Managing the entire operation as individual profit centres rather than a system with the consequence that everybody loses.
Lack of constancy of purpose for the future and plenty of short-term thinking to go around. Again: Kia Canada is acting rationally to the system they are within as established by Kia HQ in Korea. They are incentivized to act this way, despite the detriment of their customers.
Rx? It Begins at the TOP
My suggestions to top-management are the following:
Immediately reverse the decision to withhold inventory and ship all available cars to customers, delivering them personally to their homes if possible. Waive all usual delivery charges and inspection fees, offer free oil changes for the next year. For customers who are waiting over a year to replace an aging vehicle, offer free servicing to tide them over until delivery. Update all customers regularly without having to be asked. The aim is to turn your borderline hostile customers back into enthusiastic supporters by respecting them, first.
Find some courage and get into tough negotiations with Kia HQ about their budgeting practices with the aim to disconnect them from sales figures and more toward local market conditions. Suggest experimenting with a system of “drip funding” to establish a baseline understanding of how sales varies in response to promotions. Explain how this is necessary if the aim is to be competitive and remain in business in Canada for the long-haul.
Cease incentivizing sales with commissions; pay them a base salary plus an average of past commissions to start. Reward seniority and improvements made to the system by cooperating with other parts of the dealership. For example, in many dealerships sales and service are two isolated departments, yet both are dependent on the other for future work. START BEHAVING THAT WAY.
LISTEN TO YOUR DEALERSHIPS, SALES, AND EMPLOYEES. They are telling you about all the canaries in the coalmine for your business. Don’t wait until you lose employees and customers to start turning things around: the hard work begins now.

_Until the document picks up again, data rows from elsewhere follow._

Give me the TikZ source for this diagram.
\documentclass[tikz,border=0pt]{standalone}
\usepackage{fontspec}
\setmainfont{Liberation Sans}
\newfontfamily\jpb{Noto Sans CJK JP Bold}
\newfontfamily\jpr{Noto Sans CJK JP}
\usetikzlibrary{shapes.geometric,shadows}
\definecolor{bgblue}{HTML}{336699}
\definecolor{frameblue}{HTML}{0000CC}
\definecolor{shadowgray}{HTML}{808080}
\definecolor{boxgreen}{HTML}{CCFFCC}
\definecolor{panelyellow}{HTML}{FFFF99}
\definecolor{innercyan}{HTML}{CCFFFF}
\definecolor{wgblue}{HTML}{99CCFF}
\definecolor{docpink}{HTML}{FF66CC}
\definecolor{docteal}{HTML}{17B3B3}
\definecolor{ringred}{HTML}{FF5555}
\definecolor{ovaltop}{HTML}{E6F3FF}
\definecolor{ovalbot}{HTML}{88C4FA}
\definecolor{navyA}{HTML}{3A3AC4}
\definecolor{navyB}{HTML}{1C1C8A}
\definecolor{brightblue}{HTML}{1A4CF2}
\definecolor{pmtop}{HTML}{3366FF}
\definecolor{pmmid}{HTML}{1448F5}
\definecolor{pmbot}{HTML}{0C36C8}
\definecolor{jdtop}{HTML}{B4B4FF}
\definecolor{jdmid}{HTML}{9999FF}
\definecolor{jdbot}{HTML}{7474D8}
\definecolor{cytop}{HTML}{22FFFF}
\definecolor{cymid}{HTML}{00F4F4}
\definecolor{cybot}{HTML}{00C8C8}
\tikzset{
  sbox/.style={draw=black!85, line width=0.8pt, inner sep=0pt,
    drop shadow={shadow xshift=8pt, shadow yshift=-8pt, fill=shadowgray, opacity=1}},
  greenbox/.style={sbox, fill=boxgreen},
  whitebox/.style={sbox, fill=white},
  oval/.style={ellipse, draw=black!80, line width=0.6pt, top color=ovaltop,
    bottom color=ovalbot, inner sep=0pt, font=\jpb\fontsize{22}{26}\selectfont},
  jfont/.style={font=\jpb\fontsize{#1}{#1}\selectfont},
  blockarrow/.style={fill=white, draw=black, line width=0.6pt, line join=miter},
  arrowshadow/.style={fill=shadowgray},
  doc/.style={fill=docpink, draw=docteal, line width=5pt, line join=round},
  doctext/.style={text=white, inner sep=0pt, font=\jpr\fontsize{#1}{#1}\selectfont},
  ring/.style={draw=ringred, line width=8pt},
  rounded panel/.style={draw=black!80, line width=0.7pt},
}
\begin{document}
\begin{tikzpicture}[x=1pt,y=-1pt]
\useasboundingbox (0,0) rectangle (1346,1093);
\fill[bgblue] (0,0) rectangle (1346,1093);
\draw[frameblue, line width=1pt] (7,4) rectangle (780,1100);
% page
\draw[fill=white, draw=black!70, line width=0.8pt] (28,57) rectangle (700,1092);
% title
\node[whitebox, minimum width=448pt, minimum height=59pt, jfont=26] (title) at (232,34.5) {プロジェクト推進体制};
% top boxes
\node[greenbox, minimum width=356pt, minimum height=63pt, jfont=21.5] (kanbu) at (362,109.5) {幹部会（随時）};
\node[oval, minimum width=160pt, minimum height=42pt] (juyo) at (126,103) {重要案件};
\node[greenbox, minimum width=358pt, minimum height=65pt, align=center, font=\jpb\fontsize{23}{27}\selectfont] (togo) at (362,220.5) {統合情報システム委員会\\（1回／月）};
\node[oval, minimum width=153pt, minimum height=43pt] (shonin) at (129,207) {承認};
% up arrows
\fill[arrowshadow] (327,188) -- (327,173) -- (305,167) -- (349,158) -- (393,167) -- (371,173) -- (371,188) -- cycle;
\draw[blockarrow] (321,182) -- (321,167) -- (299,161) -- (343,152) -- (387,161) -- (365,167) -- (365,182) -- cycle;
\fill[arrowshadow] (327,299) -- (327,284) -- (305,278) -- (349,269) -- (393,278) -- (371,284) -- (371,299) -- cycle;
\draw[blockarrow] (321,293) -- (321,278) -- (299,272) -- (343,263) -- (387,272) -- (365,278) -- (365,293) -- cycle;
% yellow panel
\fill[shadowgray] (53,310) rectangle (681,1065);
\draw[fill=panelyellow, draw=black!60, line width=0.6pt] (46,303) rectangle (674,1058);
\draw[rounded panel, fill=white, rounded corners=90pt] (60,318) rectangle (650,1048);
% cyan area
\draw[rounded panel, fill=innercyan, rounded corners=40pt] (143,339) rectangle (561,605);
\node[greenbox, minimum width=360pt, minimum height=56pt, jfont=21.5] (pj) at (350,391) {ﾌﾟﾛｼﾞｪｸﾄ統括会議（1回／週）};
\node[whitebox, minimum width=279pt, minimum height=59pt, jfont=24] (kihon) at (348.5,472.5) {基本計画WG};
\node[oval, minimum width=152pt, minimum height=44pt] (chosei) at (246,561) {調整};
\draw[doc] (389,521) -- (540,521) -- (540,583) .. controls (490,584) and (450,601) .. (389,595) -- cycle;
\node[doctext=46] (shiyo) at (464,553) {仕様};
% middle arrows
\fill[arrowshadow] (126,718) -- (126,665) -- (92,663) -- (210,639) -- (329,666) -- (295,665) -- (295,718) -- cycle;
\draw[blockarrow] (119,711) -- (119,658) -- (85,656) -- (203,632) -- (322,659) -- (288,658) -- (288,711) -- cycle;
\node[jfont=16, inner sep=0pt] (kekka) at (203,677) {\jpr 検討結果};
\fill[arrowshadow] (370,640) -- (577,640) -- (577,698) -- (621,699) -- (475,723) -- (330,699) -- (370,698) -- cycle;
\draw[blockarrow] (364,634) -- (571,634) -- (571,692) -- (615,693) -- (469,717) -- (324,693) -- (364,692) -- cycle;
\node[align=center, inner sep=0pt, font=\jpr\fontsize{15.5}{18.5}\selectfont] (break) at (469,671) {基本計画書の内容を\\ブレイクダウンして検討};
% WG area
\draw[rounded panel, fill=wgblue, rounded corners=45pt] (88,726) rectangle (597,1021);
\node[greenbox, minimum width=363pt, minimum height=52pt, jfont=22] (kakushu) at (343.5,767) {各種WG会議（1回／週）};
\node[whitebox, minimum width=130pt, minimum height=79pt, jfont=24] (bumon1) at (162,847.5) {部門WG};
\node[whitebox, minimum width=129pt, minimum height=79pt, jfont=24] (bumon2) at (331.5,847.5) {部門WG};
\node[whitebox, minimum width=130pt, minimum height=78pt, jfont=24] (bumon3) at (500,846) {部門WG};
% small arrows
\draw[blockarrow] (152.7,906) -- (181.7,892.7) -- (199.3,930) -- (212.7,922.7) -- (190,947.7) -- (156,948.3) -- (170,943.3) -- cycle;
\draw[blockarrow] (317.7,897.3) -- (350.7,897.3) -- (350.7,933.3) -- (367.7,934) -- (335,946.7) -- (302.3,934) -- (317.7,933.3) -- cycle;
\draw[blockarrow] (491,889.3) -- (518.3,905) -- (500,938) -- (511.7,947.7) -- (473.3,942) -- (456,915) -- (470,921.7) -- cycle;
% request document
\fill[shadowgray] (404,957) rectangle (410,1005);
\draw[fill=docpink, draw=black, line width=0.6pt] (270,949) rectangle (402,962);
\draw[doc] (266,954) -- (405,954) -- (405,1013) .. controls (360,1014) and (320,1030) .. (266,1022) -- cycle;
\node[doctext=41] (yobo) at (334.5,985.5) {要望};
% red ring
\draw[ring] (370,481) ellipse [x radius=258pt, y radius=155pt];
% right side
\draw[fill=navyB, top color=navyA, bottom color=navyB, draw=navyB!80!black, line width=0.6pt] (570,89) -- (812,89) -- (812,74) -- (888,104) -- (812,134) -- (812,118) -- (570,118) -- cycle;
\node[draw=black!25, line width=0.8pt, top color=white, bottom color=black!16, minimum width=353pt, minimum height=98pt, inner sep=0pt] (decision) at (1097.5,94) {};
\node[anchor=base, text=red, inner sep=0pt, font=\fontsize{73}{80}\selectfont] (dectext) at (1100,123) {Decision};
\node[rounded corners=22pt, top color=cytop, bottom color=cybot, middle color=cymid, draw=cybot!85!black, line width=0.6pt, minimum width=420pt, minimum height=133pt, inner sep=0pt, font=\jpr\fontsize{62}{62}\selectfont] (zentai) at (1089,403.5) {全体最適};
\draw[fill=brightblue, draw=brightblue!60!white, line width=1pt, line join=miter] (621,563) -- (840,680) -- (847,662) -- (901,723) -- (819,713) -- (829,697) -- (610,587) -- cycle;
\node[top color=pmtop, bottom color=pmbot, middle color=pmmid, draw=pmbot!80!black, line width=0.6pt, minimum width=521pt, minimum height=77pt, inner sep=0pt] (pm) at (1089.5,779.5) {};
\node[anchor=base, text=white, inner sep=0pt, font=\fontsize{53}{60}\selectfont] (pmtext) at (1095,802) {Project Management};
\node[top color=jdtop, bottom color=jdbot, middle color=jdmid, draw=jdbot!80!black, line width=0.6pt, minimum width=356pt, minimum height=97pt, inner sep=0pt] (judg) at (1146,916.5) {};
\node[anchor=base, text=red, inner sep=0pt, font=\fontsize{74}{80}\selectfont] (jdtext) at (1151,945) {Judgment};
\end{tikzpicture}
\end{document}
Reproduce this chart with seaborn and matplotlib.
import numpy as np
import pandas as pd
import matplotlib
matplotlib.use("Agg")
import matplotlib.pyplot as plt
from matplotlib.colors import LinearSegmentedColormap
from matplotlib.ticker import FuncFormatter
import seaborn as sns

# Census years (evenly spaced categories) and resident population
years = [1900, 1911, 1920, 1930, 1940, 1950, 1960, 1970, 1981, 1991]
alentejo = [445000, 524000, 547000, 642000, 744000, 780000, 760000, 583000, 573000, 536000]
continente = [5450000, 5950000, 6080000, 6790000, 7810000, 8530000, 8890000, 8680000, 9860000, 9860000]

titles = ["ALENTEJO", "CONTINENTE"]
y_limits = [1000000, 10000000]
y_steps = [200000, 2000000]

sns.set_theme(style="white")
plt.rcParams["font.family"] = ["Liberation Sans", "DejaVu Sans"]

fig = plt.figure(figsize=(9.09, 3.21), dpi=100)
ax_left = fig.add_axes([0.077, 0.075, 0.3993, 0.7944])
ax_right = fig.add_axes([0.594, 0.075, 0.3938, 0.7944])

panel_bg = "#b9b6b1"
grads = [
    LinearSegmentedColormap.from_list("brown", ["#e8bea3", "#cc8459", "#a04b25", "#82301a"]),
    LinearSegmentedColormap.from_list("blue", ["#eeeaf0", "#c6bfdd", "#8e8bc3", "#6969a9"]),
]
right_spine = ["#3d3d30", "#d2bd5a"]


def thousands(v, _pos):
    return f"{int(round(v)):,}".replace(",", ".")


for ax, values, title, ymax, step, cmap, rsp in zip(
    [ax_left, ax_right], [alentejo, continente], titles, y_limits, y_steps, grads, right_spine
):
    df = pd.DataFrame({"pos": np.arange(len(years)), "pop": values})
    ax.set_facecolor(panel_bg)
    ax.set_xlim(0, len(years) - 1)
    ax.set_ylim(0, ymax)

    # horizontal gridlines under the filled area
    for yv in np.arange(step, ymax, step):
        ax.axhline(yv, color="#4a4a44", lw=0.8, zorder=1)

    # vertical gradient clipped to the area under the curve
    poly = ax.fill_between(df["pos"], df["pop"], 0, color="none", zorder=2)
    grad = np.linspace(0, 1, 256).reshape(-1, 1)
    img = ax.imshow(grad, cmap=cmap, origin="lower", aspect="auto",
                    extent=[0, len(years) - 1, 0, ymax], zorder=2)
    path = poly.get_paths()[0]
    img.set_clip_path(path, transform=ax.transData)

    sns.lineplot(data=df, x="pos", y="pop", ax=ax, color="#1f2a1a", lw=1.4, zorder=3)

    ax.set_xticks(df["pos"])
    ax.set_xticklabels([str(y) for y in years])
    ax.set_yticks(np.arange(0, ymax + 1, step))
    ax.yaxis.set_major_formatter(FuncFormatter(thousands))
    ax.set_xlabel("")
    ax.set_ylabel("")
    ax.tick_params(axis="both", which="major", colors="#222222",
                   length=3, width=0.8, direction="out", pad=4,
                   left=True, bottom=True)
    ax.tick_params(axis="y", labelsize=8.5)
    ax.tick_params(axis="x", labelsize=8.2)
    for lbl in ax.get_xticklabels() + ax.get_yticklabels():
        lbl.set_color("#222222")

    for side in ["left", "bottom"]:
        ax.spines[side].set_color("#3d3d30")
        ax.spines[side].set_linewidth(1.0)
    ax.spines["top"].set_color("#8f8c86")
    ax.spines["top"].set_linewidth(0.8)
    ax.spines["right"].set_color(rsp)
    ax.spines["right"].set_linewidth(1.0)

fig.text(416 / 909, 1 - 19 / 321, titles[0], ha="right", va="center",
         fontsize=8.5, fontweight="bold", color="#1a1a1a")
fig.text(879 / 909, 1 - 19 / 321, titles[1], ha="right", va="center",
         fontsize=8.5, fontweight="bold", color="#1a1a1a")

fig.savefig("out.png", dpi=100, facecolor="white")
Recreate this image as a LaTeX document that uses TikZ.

LEARN A NEW THEORY OF MANAGEMENT AIMED AT IMPROVING QUALITY. Your service is sub-par in the eyes of your customers, dealership owners, and employees. This is a direct consequence of the prevailing management theory, and can be repaired by learning what to do instead, ie. by operating the business as a system. Start by familiarizing yourselves with The New Competencies of management and the management theory of Dr. W.E. Deming.
My suggestions for dealerships and their employees is to learn some of this theory for themselves and to agitate for your leadership to do the same. Work together to solve this problem as a team rather than isolated parts.
Reflection Questions
Consider the case study of Kia Canada: What else do you see happening when viewed through the lens of Deming’s management theory? Have you observed similar situations in your organization or in others? What commensurate behaviours did it drive, good or bad? How were they remedied, if at all? What would you suggest to Kia Canada’s leadership?
Consider the unknown and unknowable effects of one satisfied vs. dissatisfied customer: what else could Kia Canada and their dealership owners do to redirect their energies toward the customer in the face of shortages and tough economic conditions?
When I worked at Microsoft Canada, I saw a similar reaction to the perverse incentives between Kia HQ and Kia Canada emerge among my more senior colleagues who actively avoided promotions despite increases in perks and pay. Why? Because their earnings after taxes would have them basically standing still while their workload increased.
This chafed management who were all measured on how many consultants they oversaw, which would increase their budget, prestige, and promotion opportunities, incentivizing them to back-fill their team with new hires, who would then be promoted and back-filled, etc. Round and round — irrespective of need, which also made them good targets for layoffs.
What stories do you have?




This is an outstanding example of unintended consequences resulting in a broken system, Chris. I have already shared your piece with many people. Thank you!